More than 161,000 sandwiches can be made with the seven pallets of peanut butter recently donated to the Federation of Virginia Food Banks. Its seven regional food banks will each receive one pallet, and that peanut butter will be distributed to a network of 1,500 pantries, soup kitchens and other partner agencies.
The Virginia Peanut Board and Virginia Peanut Growers Association recently teamed up with Peanut Proud to contribute 10,080 jars to the nonprofit organization. That spreadable mother lode will provide a shelf-stable source of nutrition for food-insecure families across Virginia.
“This is mainly due to the important nutritional attributes that peanuts provide,” said Dell Cotton, executive secretary of the VPGA. “A peanut butter sandwich, so simple to make, is packed with protein, vitamins, minerals, folate and other benefits for the body.”

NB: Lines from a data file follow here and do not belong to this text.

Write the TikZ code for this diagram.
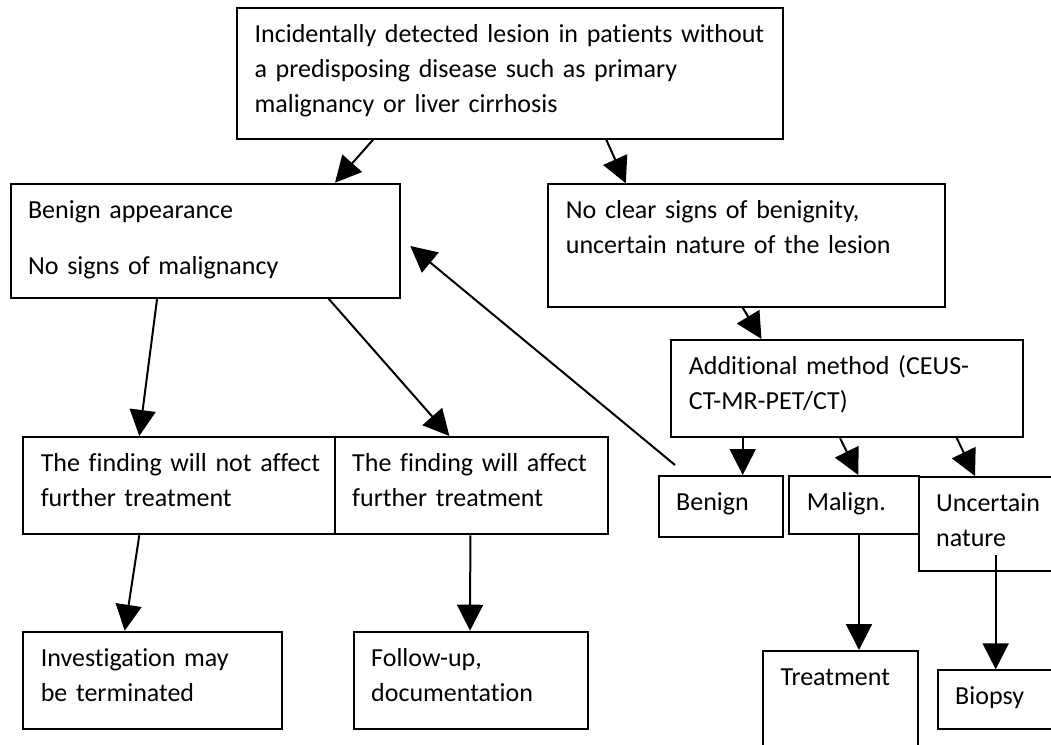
\documentclass[tikz,border=0pt]{standalone}
\usepackage{fontspec}
\setmainfont{Carlito}[Ligatures={NoCommon,NoRare,NoContextual}]
\usetikzlibrary{arrows.meta,positioning}

\newcommand{\boxlines}[1]{\begin{tabular}[t]{@{}l@{}}#1\end{tabular}}

\begin{document}
\begin{tikzpicture}[x=0.5pt, y=-0.5pt,
    box/.style={draw, rectangle, line width=1pt, anchor=north west, inner xsep=8.75pt, inner ysep=0pt, text height=17.25pt, font=\fontsize{13pt}{17.5pt}\selectfont},
    arr/.style={line width=1pt, -{Triangle[length=13pt,width=13pt]}}]
    \useasboundingbox[fill=white] (0,0) rectangle (1051,745);

    % Starting point at top
    \node [box, text width=255.3pt, text depth=47.95pt] (top) at (236.1,7.3) {\boxlines{Incidentally detected lesion in patients without\\a predisposing disease such as primary\\malignancy or liver cirrhosis}};

    % Left branch
    \node [box, text width=177.3pt, text depth=39.75pt] (benapp) at (9.6,182.7) {\boxlines{Benign appearance\\[10.85pt]No signs of malignancy}};
    \node [box, text width=138.2pt, text depth=31.4pt] (noaff) at (22.3,436) {\boxlines{The finding will not affect\\further treatment}};
    \node [box, text width=119.2pt, text depth=31.4pt, right=-1pt of noaff] (aff) {\boxlines{The finding will affect\\further treatment}};
    \node [box, text width=111.7pt, text depth=31.4pt] (invest) at (22.3,630.7) {\boxlines{Investigation may\\be terminated}};
    \node [box, text width=99.8pt, text depth=31.4pt] (follow) at (352.7,630.7) {\boxlines{Follow-up,\\documentation}};

    % Right branch
    \node [box, text width=180.6pt, text depth=43.95pt] (noclear) at (547.4,183.3) {\boxlines{No clear signs of benignity,\\uncertain nature of the lesion}};
    \node [box, text width=158.15pt, text depth=31.25pt] (addl) at (670.3,339) {\boxlines{Additional method (CEUS-\\CT-MR-PET/CT)}};

    % Results of the additional method
    \node [box, text width=44.5pt, text depth=13.25pt] (benign) at (657.7,475) {\boxlines{Benign}};
    \node [box, text width=47.5pt, text depth=11.9pt] (malign) at (788.3,475) {\boxlines{Malign.}};
    \node [box, text width=57.5pt, text depth=29.75pt] (uncert) at (917.7,476) {\boxlines{Uncertain\\nature}};
    \node [box, text width=60.15pt, text depth=37.75pt] (treat) at (762,650) {\boxlines{Treatment}};
    \node [box, text width=57.5pt, text depth=12.25pt] (biopsy) at (936.7,669.3) {\boxlines{Biopsy}};

    % Connections
    \draw [arr] ([xshift=68.5pt]top.south west) -- ([xshift=162.7pt]benapp.north west);
    \draw [arr] ([xshift=185.1pt]top.south west) -- ([xshift=39.2pt]noclear.north west);
    \draw [arr] ([xshift=73.75pt]benapp.south west) -- ([xshift=58.5pt]noaff.north west);
    \draw [arr] ([xshift=159.5pt]benapp.south west) -- ([xshift=57.85pt]aff.north west);
    \draw [arr] ([xshift=58.5pt]noaff.south west) -- ([xshift=51.2pt]invest.north west);
    \draw [arr] ([xshift=68.35pt]aff.south west) -- ([xshift=58.65pt]follow.north west);
    \draw [arr] ([xshift=97.65pt]noclear.south west) -- ([xshift=45.6pt]addl.north west);
    \draw [arr] ([xshift=36.2pt]addl.south west) -- ([xshift=42.5pt]benign.north west);
    \draw [arr] ([xshift=84.85pt]addl.south west) -- ([xshift=35pt]malign.north west);
    \draw [arr] ([xshift=143.2pt]addl.south west) -- ([xshift=28.65pt]uncert.north west);
    \draw [arr] ([xshift=35.35pt]malign.south west) -- ([xshift=48.5pt]treat.north west);
    \draw [arr] ([xshift=39pt,yshift=8.35pt]uncert.south west) -- ([xshift=29.5pt]biopsy.north west);

    % Benign result leads back to the left branch
    \draw [arr] ([xshift=8.65pt,yshift=5pt]benign.north west) -- ([xshift=4.55pt,yshift=-31.65pt]benapp.north east);
\end{tikzpicture}
\end{document}
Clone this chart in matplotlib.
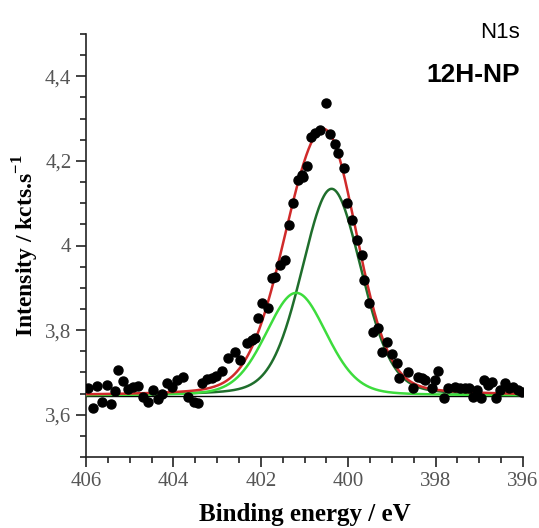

This year’s donation increased significantly with a five-pallet contribution from Peanut Proud, an industry-sponsored charitable organization that responds to existing food bank needs in peanut-growing states or for disaster relief efforts.
Cotton added that the COVID-19 pandemic put immense strain on the food bank system, and peanut butter is one of the most needed products.
“Nutritious, shelf-stable food items like peanut butter are essential to our emergency food distribution efforts,” said Eddie Oliver, FVFB executive director. “We are so grateful we can rely on our partners at the Virginia Peanut Growers Association to help us better serve the estimated 800,000 Virginians struggling with food insecurity.”
In its 12th year, this annual donation coincides with National Peanut Month in March—an opportunity to recognize the versatility of the peanut. Virginia is ranked ninth in the U.S. for peanut production, with the groundnuts grown mostly in its sandy southeastern soils. Cotton reported more than 139 million pounds of Virginia peanuts were harvested on 29,000 acres in 2021, generating $36 million.
“It’s heartwarming to see this great program initiated year after year,” said Southampton County peanut grower M.L. Everett Jr., who chairs the Virginia Farm Bureau Federation Peanut Advisory Committee.
Virginia’s peanut farmers are concerned with extending shelf life to ensure a steady supply for consumers. “When storing peanuts longer than eight months, the quality coming out of stores isn’t as fresh,” Everett said.
But high-oleic varieties grown now have a much later freshness date and increased yields, and they pack health benefits such as boosting “good” cholesterol levels.